El traslado de la Embajada de Estados Unidos de su sede en la «capital nueva» a la «capital eterna» señala, por tanto, un cambio profundo en la situación internacional de Israel. No varía la posición oficial de Estados Unidos, que sigue considerando los dos Estados (israelí y palestino) como la solución viable para el conflicto. Tampoco varía la actitud de Estados Unidos ante las reclamaciones palestinas sobre Jerusalén Este, la parte de la ciudad donde se concentra la población palestina (320.000 frente a 211.000 judíos). Pero al dejar de seguir las recomendaciones de la ONU y romper la tradicional moratoria con la que la Administración norteamericana venía difiriendo desde 1995 el establecimiento de la Embajada en Jerusalén, el traslado abre una nueva situación.
La mudanza de la Embajada es fruto de una promesa electoral de Trump, recibida con particular alegría por sus votantes judíos y los evangélicos. No está del todo claro, sin embargo, por qué se cumple ahora. Es posible que, como se ha dicho, la Administración Trump piense que la causa palestina, por así decirlo dados los enfrentamientos que la dividen, ya no tiene el respaldo que durante muchas décadas ha venido teniendo en los países de mayoría musulmana. Es de suponer también que la Administración norteamericana está segura que los países árabes con los que ha tejido nuevas relaciones, en particular las monarquías del Golfo, no van a llegar a la ruptura. Si es así, el conflicto habría entrado en un nuevo ciclo. Es cierto que unificará a los palestinos y dará nuevos argumentos a los yihadistas y a las organizaciones terroristas como Hizbulá y Hamas, lo que traerá, muy probablemente, una oleada de violencia en la zona, también en el propio Israel. Ahora bien, también significará que los norteamericanos han tomado buena nota de que las ambigüedades, por muy bien intencionadas que estén, no sirven para avanzar en el proceso de paz. Si alguna virtud tiene es la de colocar a las fuerzas de la zona en presencia de una realidad sobre la que ya no cabe duda alguna. Ya no será posible seguir construyendo castillos en el aire sobre fantasías imposibles de llevar a la realidad.

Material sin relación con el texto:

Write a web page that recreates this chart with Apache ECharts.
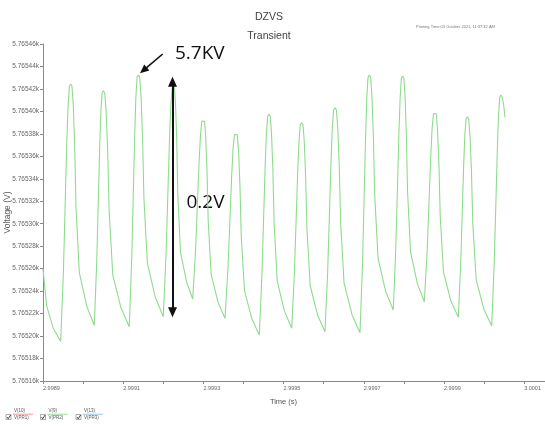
<!DOCTYPE html>
<html><head><meta charset="utf-8">
<script src="https://cdn.jsdelivr.net/npm/echarts/dist/echarts.min.js"></script>
<style>html,body{margin:0;padding:0;background:#fff}#c{width:545px;height:427px}</style>
</head><body><div id="c"></div>
<script>
// Time (s)
const timeS = [
2.9989000, 2.9989092, 2.9989257, 2.9989441,
2.9989509, 2.9989551, 2.9989591, 2.9989624, 2.9989656, 2.9989691, 2.9989723, 2.9989756, 2.9989791, 2.9989823, 2.9989905, 2.9990091, 2.9990279,
2.9990340, 2.9990378, 2.9990414, 2.9990443, 2.9990473, 2.9990504, 2.9990540, 2.9990575, 2.9990614, 2.9990650, 2.9990740, 2.9990945, 2.9991152,
2.9991213, 2.9991251, 2.9991287, 2.9991316, 2.9991345, 2.9991377, 2.9991411, 2.9991445, 2.9991483, 2.9991517, 2.9991604, 2.9991801, 2.9992000,
2.9992069, 2.9992112, 2.9992153, 2.9992186, 2.9992219, 2.9992255, 2.9992281, 2.9992307, 2.9992336, 2.9992362, 2.9992429, 2.9992580, 2.9992734,
2.9992805, 2.9992850, 2.9992892, 2.9992927, 2.9992961, 2.9992998, 2.9993028, 2.9993058, 2.9993090, 2.9993120, 2.9993195, 2.9993366, 2.9993539,
2.9993613, 2.9993660, 2.9993704, 2.9993739, 2.9993775, 2.9993813, 2.9993845, 2.9993877, 2.9993912, 2.9993944, 2.9994025, 2.9994208, 2.9994395,
2.9994460, 2.9994501, 2.9994540, 2.9994571, 2.9994603, 2.9994636, 2.9994668, 2.9994699, 2.9994733, 2.9994764, 2.9994842, 2.9995022, 2.9995203,
2.9995270, 2.9995312, 2.9995352, 2.9995385, 2.9995417, 2.9995452, 2.9995484, 2.9995516, 2.9995551, 2.9995583, 2.9995664, 2.9995847, 2.9996033,
2.9996100, 2.9996143, 2.9996183, 2.9996215, 2.9996248, 2.9996283, 2.9996317, 2.9996351, 2.9996389, 2.9996423, 2.9996509, 2.9996707, 2.9996906,
2.9996969, 2.9997008, 2.9997045, 2.9997075, 2.9997106, 2.9997138, 2.9997171, 2.9997204, 2.9997240, 2.9997273, 2.9997356, 2.9997545, 2.9997737,
2.9997800, 2.9997840, 2.9997877, 2.9997908, 2.9997938, 2.9997971, 2.9998001, 2.9998030, 2.9998062, 2.9998092, 2.9998167, 2.9998337, 2.9998510,
2.9998582, 2.9998627, 2.9998670, 2.9998704, 2.9998739, 2.9998777, 2.9998808, 2.9998840, 2.9998875, 2.9998907, 2.9998988, 2.9999172, 2.9999358,
2.9999418, 2.9999456, 2.9999492, 2.9999521, 2.9999551, 2.9999582, 2.9999615, 2.9999649, 2.9999686, 2.9999719, 2.9999804, 2.9999996, 3.0000191,
3.0000253, 3.0000293, 3.0000330, 3.0000360, 3.0000390, 3.0000423, 3.0000455, 3.0000490, 3.0000522
];
// Voltage (V)
const voltageV = [
5765.2597, 5765.2268, 5765.2069, 5765.1952,
5765.2570, 5765.3144, 5765.3694, 5765.4037, 5765.4221, 5765.4244, 5765.4223, 5765.4051, 5765.3685, 5765.3147, 5765.2567, 5765.2266, 5765.2094,
5765.2659, 5765.3181, 5765.3682, 5765.3996, 5765.4164, 5765.4184, 5765.4163, 5765.3996, 5765.3638, 5765.3112, 5765.2545, 5765.2252, 5765.2083,
5765.2688, 5765.3248, 5765.3786, 5765.4122, 5765.4302, 5765.4324, 5765.4303, 5765.4130, 5765.3765, 5765.3227, 5765.2646, 5765.2345, 5765.2172,
5765.2727, 5765.3240, 5765.3733, 5765.4041, 5765.4206, 5765.4226, 5765.4207, 5765.4055, 5765.3733, 5765.3259, 5765.2747, 5765.2482, 5765.2330,
5765.2762, 5765.3162, 5765.3546, 5765.3786, 5765.3914, 5765.3930, 5765.3912, 5765.3770, 5765.3469, 5765.3026, 5765.2548, 5765.2300, 5765.2158,
5765.2604, 5765.3017, 5765.3414, 5765.3662, 5765.3794, 5765.3810, 5765.3792, 5765.3648, 5765.3342, 5765.2892, 5765.2406, 5765.2154, 5765.2010,
5765.2541, 5765.3033, 5765.3505, 5765.3800, 5765.3957, 5765.3977, 5765.3958, 5765.3805, 5765.3481, 5765.3004, 5765.2489, 5765.2222, 5765.2069,
5765.2563, 5765.3021, 5765.3460, 5765.3735, 5765.3881, 5765.3899, 5765.3881, 5765.3732, 5765.3416, 5765.2951, 5765.2448, 5765.2188, 5765.2039,
5765.2577, 5765.3076, 5765.3554, 5765.3853, 5765.4013, 5765.4033, 5765.4013, 5765.3853, 5765.3512, 5765.3011, 5765.2471, 5765.2190, 5765.2030,
5765.2649, 5765.3223, 5765.3773, 5765.4118, 5765.4301, 5765.4324, 5765.4303, 5765.4136, 5765.3780, 5765.3257, 5765.2692, 5765.2399, 5765.2232,
5765.2795, 5765.3315, 5765.3815, 5765.4128, 5765.4294, 5765.4315, 5765.4295, 5765.4134, 5765.3793, 5765.3290, 5765.2748, 5765.2467, 5765.2306,
5765.2763, 5765.3186, 5765.3591, 5765.3845, 5765.3980, 5765.3997, 5765.3979, 5765.3833, 5765.3521, 5765.3064, 5765.2570, 5765.2314, 5765.2167,
5765.2649, 5765.3096, 5765.3524, 5765.3792, 5765.3935, 5765.3953, 5765.3934, 5765.3785, 5765.3468, 5765.3003, 5765.2500, 5765.2239, 5765.2090,
5765.2645, 5765.3159, 5765.3652, 5765.3961, 5765.4125, 5765.4146, 5765.4126, 5765.4057, 5765.3947
];
const xTickLabels = ['2.9989','2.9991','2.9993','2.9995','2.9997','2.9999','3.0001'];
const legendTop = ['V(10)','V(9)','V(13)'];
const legendBottom = ['V(PR1)','V(PR2)','V(PR3)'];
const legendColors = ['#f07f7f','#7fd67f','#7fb3ef'];
const titleText = 'DZVS';
const subTitleText = 'Transient';
const printingText = 'Printing Time:03 October 2021, 11:37:32 AM';
const peakLabel = '5.7KV';
const swingLabel = '0.2V';
// annotation anchors (data coordinates, centres of the arrow heads)
const swingTime = 2.9992230, swingTop = 5765.4264, swingBottom = 5765.2212;
const pointerFrom = [2.9991985, 5765.4511], pointerTo = [2.9991504, 5765.4365];

const chart = echarts.init(document.getElementById('c'), null, {renderer:'canvas'});
const FF = 'Liberation Sans, Arial, sans-serif';
const graphics = [];
const legendX = [6, 40.5, 76];
legendTop.forEach((t,i)=>{
  const x0 = legendX[i];
  graphics.push({type:'rect', shape:{x:x0, y:414.5, width:5, height:5}, style:{fill:'#fff', stroke:'#777', lineWidth:0.6}});
  graphics.push({type:'polyline', shape:{points:[[x0+1,417],[x0+2.2,418.8],[x0+4.6,415]]}, style:{stroke:'#333', lineWidth:0.9, fill:null}});
  graphics.push({type:'text', left:x0+8, top:408.2, style:{text:t, fontSize:4.5, fill:'#555', fontFamily:FF}});
  graphics.push({type:'line', shape:{x1:x0+7, y1:414.2, x2:x0+27, y2:414.2}, style:{stroke:legendColors[i], lineWidth:0.8}});
  graphics.push({type:'text', left:x0+8, top:415.5, style:{text:legendBottom[i], fontSize:4.5, fill:'#555', fontFamily:FF}});
});
graphics.push({type:'text', left:175, top:44.5, style:{text:peakLabel, fontSize:19, fill:'#111', fontFamily:'Open Sans, sans-serif'}});
graphics.push({type:'text', left:186.5, top:193.5, style:{text:swingLabel, fontSize:19, fill:'#111', fontFamily:'Open Sans, sans-serif'}});

chart.setOption({
  animation:false,
  textStyle:{fontFamily:FF},
  title:[
    {text:titleText, left:264, top:7, textAlign:'center', textStyle:{fontSize:10.5, fontWeight:'normal', color:'#444', fontFamily:FF}},
    {text:subTitleText, left:264, top:26, textAlign:'center', textStyle:{fontSize:10.5, fontWeight:'normal', color:'#444', fontFamily:FF}},
    {text:printingText, left:411, top:20, textStyle:{fontSize:4, fontWeight:'normal', color:'#777', fontFamily:FF}}
  ],
  grid:{left:43, right:0, top:44, bottom:46, containLabel:false, outerBoundsMode:'none'},
  xAxis:{
    type:'value', min:2.9989, max:3.000152, interval:0.0001,
    name:'Time (s)', nameLocation:'middle', nameGap:17, nameMoveOverlap:false,
    nameTextStyle:{fontSize:7.5, color:'#555', padding:[0,21,0,0]},
    axisLine:{lineStyle:{color:'#888', width:1}},
    axisTick:{show:true, length:3, lineStyle:{color:'#888'}},
    splitLine:{show:false},
    axisLabel:{fontSize:5.5, color:'#666', align:'left', margin:4, showMaxLabel:false,
      formatter:v=>{const s=Number(v).toFixed(4); return xTickLabels.includes(s)?s:'';}}
  },
  yAxis:{
    type:'value', min:5765.16, max:5765.46, interval:0.02,
    name:'Voltage (V)', nameLocation:'middle', nameGap:31, nameMoveOverlap:false,
    nameTextStyle:{fontSize:8.5, color:'#555'},
    axisLine:{show:true, lineStyle:{color:'#888', width:1}},
    axisTick:{show:true, length:3, lineStyle:{color:'#888'}},
    splitLine:{show:false},
    axisLabel:{fontSize:6.5, color:'#666', margin:4, formatter:v=>(v/1000).toFixed(5)+'k'}
  },
  series:[{
    type:'line', name:'V(9)',
    data:timeS.map((t,i)=>[t, voltageV[i]]),
    showSymbol:false, symbol:'none',
    lineStyle:{color:'#8edb8e', width:1.1},
    markLine:{
      silent:true, animation:false,
      label:{show:false},
      lineStyle:{color:'#111', type:'solid', width:2},
      data:[
        [{coord:[swingTime, swingTop], symbol:'triangle', symbolSize:[9,10]},
         {coord:[swingTime, swingBottom], symbol:'triangle', symbolSize:[9,10]}],
        [{coord:pointerFrom, symbol:'none', lineStyle:{width:1.6}},
         {coord:pointerTo, symbol:'triangle', symbolSize:[8,9], lineStyle:{width:1.6}}]
      ]
    }
  }],
  graphic:graphics
});
</script></body></html>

Está por ver, claro está, si esta dosis de realismo no se convierte a su vez en una dosis redoblada de voluntarismo, algo muy común en Oriente Medio. En cualquier caso, señala una nueva estrategia que toma nota de los callejones sin salida a los que han conducido las anteriores. También indica que la Administración de Donald Trump no va a continuar la línea de retirada de la zona puesta en marcha por la de su predecesor Barack Obama. En cierto sentido, es una afirmación de optimismo y de confianza, muy trumpiana, en los líderes y las poblaciones de Oriente Medio.